**Stated goal:** Leave out the pictures and repeat the rest of the material exactly.

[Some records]
↓

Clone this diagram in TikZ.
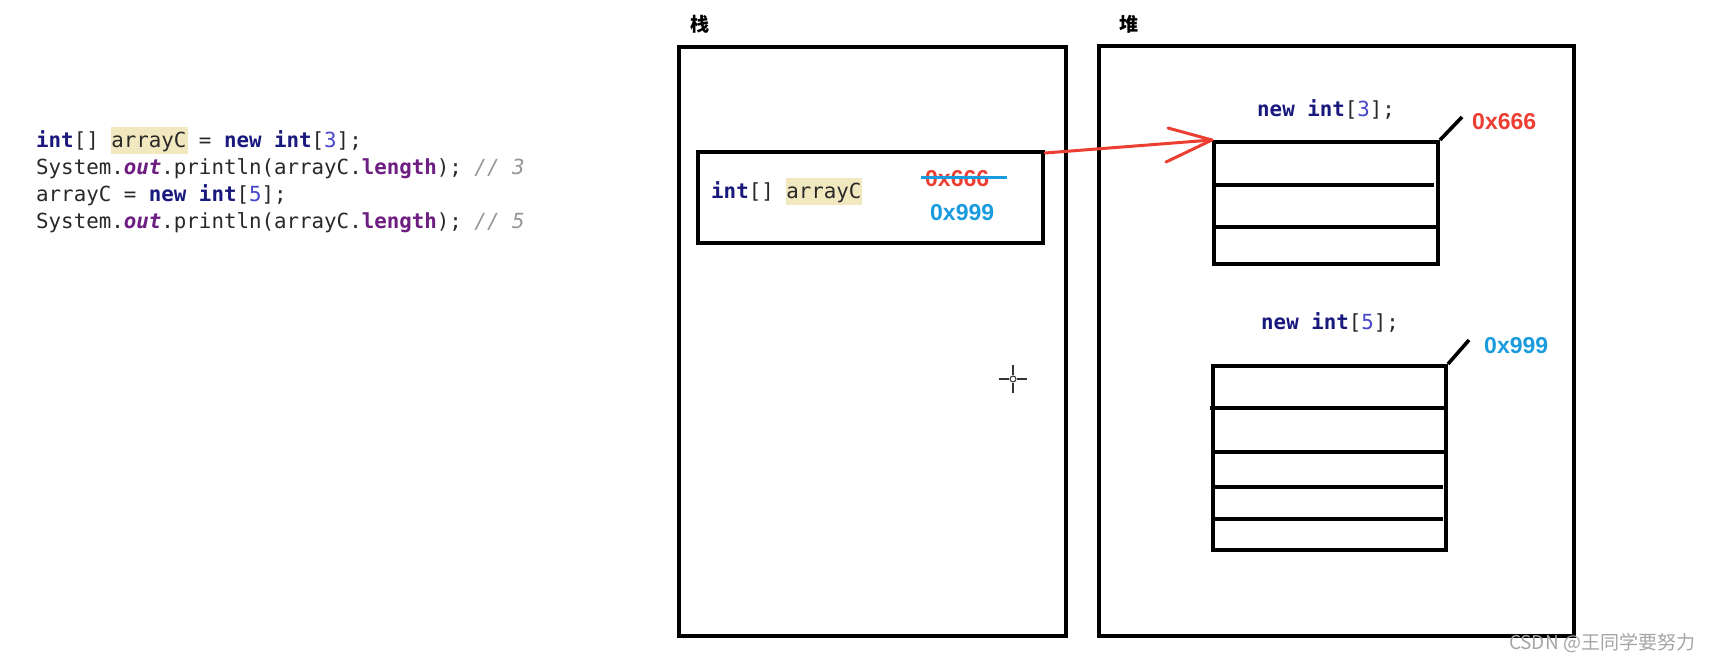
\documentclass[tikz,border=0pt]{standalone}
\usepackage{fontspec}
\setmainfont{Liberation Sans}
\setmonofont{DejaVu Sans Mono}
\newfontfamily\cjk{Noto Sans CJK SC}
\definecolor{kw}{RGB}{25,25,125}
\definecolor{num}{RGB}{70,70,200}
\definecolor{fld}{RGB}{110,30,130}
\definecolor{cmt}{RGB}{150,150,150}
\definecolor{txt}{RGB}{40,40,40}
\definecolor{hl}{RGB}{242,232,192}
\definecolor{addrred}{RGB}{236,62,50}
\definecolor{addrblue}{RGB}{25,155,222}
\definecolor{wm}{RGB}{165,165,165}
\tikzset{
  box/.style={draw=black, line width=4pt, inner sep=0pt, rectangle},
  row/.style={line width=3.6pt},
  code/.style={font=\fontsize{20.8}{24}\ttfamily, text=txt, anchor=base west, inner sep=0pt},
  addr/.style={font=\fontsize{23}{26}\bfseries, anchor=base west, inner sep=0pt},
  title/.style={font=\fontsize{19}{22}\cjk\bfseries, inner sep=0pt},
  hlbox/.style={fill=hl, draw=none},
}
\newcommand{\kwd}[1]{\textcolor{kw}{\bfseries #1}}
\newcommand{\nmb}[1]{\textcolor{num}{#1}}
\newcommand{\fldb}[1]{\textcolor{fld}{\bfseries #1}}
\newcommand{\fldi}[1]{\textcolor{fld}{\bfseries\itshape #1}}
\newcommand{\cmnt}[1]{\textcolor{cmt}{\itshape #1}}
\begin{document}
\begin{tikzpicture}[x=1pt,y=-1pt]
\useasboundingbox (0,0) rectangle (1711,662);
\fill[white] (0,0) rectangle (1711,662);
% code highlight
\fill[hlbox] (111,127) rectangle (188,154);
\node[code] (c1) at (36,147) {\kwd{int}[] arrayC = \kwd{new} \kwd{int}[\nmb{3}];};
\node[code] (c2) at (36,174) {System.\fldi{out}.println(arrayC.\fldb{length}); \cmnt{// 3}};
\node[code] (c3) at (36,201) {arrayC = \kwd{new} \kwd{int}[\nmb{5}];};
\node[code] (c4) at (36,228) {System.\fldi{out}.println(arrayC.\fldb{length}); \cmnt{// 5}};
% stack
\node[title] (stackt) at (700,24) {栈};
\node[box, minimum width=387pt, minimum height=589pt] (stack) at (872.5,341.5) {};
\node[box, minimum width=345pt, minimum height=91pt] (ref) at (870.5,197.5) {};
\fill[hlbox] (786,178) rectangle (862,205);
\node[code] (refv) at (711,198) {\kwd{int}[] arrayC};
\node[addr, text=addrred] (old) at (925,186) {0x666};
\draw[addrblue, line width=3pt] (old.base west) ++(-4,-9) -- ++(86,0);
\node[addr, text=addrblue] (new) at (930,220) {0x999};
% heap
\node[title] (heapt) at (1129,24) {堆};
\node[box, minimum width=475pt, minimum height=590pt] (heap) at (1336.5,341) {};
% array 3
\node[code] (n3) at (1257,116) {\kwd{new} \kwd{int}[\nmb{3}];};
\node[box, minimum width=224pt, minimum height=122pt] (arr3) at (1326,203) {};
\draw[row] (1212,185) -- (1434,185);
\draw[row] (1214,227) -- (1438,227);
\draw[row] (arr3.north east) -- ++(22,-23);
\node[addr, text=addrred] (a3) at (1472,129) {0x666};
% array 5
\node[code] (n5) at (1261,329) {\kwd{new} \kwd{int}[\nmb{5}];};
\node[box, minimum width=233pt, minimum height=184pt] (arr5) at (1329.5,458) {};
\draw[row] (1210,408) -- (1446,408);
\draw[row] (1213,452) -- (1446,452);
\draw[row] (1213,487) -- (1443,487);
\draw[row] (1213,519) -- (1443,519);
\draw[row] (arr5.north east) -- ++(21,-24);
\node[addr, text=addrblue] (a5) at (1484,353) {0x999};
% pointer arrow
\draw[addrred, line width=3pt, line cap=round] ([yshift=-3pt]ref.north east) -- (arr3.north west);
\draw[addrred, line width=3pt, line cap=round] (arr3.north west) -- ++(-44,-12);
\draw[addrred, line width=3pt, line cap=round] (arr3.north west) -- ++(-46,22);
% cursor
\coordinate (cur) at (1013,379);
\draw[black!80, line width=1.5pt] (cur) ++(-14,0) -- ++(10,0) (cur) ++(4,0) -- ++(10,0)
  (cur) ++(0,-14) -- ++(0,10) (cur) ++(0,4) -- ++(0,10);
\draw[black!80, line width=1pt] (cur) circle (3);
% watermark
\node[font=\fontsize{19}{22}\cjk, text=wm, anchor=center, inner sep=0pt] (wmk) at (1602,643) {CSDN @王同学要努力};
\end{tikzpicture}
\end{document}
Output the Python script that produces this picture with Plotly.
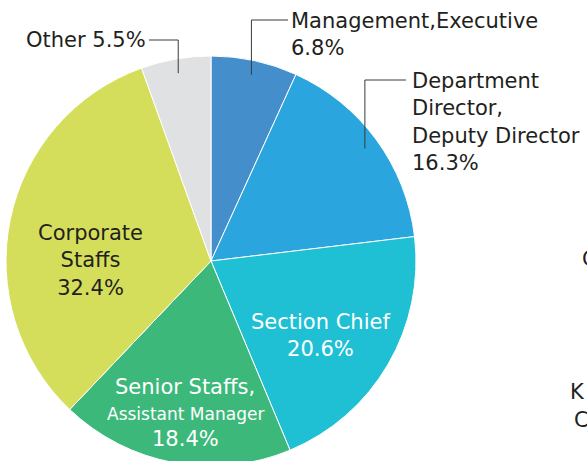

↑

**Reply to the exercise:**
Clone this diagram in TikZ.
\documentclass[tikz,border=0pt]{standalone}
\usepackage{fontspec}
\setmainfont{Liberation Sans}
\setmonofont{DejaVu Sans Mono}
\newfontfamily\cjk{Noto Sans CJK SC}
\definecolor{kw}{RGB}{25,25,125}
\definecolor{num}{RGB}{70,70,200}
\definecolor{fld}{RGB}{110,30,130}
\definecolor{cmt}{RGB}{150,150,150}
\definecolor{txt}{RGB}{40,40,40}
\definecolor{hl}{RGB}{242,232,192}
\definecolor{addrred}{RGB}{236,62,50}
\definecolor{addrblue}{RGB}{25,155,222}
\definecolor{wm}{RGB}{165,165,165}
\tikzset{
  box/.style={draw=black, line width=4pt, inner sep=0pt, rectangle},
  row/.style={line width=3.6pt},
  code/.style={font=\fontsize{20.8}{24}\ttfamily, text=txt, anchor=base west, inner sep=0pt},
  addr/.style={font=\fontsize{23}{26}\bfseries, anchor=base west, inner sep=0pt},
  title/.style={font=\fontsize{19}{22}\cjk\bfseries, inner sep=0pt},
  hlbox/.style={fill=hl, draw=none},
}
\newcommand{\kwd}[1]{\textcolor{kw}{\bfseries #1}}
\newcommand{\nmb}[1]{\textcolor{num}{#1}}
\newcommand{\fldb}[1]{\textcolor{fld}{\bfseries #1}}
\newcommand{\fldi}[1]{\textcolor{fld}{\bfseries\itshape #1}}
\newcommand{\cmnt}[1]{\textcolor{cmt}{\itshape #1}}
\begin{document}
\begin{tikzpicture}[x=1pt,y=-1pt]
\useasboundingbox (0,0) rectangle (1711,662);
\fill[white] (0,0) rectangle (1711,662);
% code highlight
\fill[hlbox] (111,127) rectangle (188,154);
\node[code] (c1) at (36,147) {\kwd{int}[] arrayC = \kwd{new} \kwd{int}[\nmb{3}];};
\node[code] (c2) at (36,174) {System.\fldi{out}.println(arrayC.\fldb{length}); \cmnt{// 3}};
\node[code] (c3) at (36,201) {arrayC = \kwd{new} \kwd{int}[\nmb{5}];};
\node[code] (c4) at (36,228) {System.\fldi{out}.println(arrayC.\fldb{length}); \cmnt{// 5}};
% stack
\node[title] (stackt) at (700,24) {栈};
\node[box, minimum width=387pt, minimum height=589pt] (stack) at (872.5,341.5) {};
\node[box, minimum width=345pt, minimum height=91pt] (ref) at (870.5,197.5) {};
\fill[hlbox] (786,178) rectangle (862,205);
\node[code] (refv) at (711,198) {\kwd{int}[] arrayC};
\node[addr, text=addrred] (old) at (925,186) {0x666};
\draw[addrblue, line width=3pt] (old.base west) ++(-4,-9) -- ++(86,0);
\node[addr, text=addrblue] (new) at (930,220) {0x999};
% heap
\node[title] (heapt) at (1129,24) {堆};
\node[box, minimum width=475pt, minimum height=590pt] (heap) at (1336.5,341) {};
% array 3
\node[code] (n3) at (1257,116) {\kwd{new} \kwd{int}[\nmb{3}];};
\node[box, minimum width=224pt, minimum height=122pt] (arr3) at (1326,203) {};
\draw[row] (1212,185) -- (1434,185);
\draw[row] (1214,227) -- (1438,227);
\draw[row] (arr3.north east) -- ++(22,-23);
\node[addr, text=addrred] (a3) at (1472,129) {0x666};
% array 5
\node[code] (n5) at (1261,329) {\kwd{new} \kwd{int}[\nmb{5}];};
\node[box, minimum width=233pt, minimum height=184pt] (arr5) at (1329.5,458) {};
\draw[row] (1210,408) -- (1446,408);
\draw[row] (1213,452) -- (1446,452);
\draw[row] (1213,487) -- (1443,487);
\draw[row] (1213,519) -- (1443,519);
\draw[row] (arr5.north east) -- ++(21,-24);
\node[addr, text=addrblue] (a5) at (1484,353) {0x999};
% pointer arrow
\draw[addrred, line width=3pt, line cap=round] ([yshift=-3pt]ref.north east) -- (arr3.north west);
\draw[addrred, line width=3pt, line cap=round] (arr3.north west) -- ++(-44,-12);
\draw[addrred, line width=3pt, line cap=round] (arr3.north west) -- ++(-46,22);
% cursor
\coordinate (cur) at (1013,379);
\draw[black!80, line width=1.5pt] (cur) ++(-14,0) -- ++(10,0) (cur) ++(4,0) -- ++(10,0)
  (cur) ++(0,-14) -- ++(0,10) (cur) ++(0,4) -- ++(0,10);
\draw[black!80, line width=1pt] (cur) circle (3);
% watermark
\node[font=\fontsize{19}{22}\cjk, text=wm, anchor=center, inner sep=0pt] (wmk) at (1602,643) {CSDN @王同学要努力};
\end{tikzpicture}
\end{document}
Output the Python script that produces this picture with Plotly.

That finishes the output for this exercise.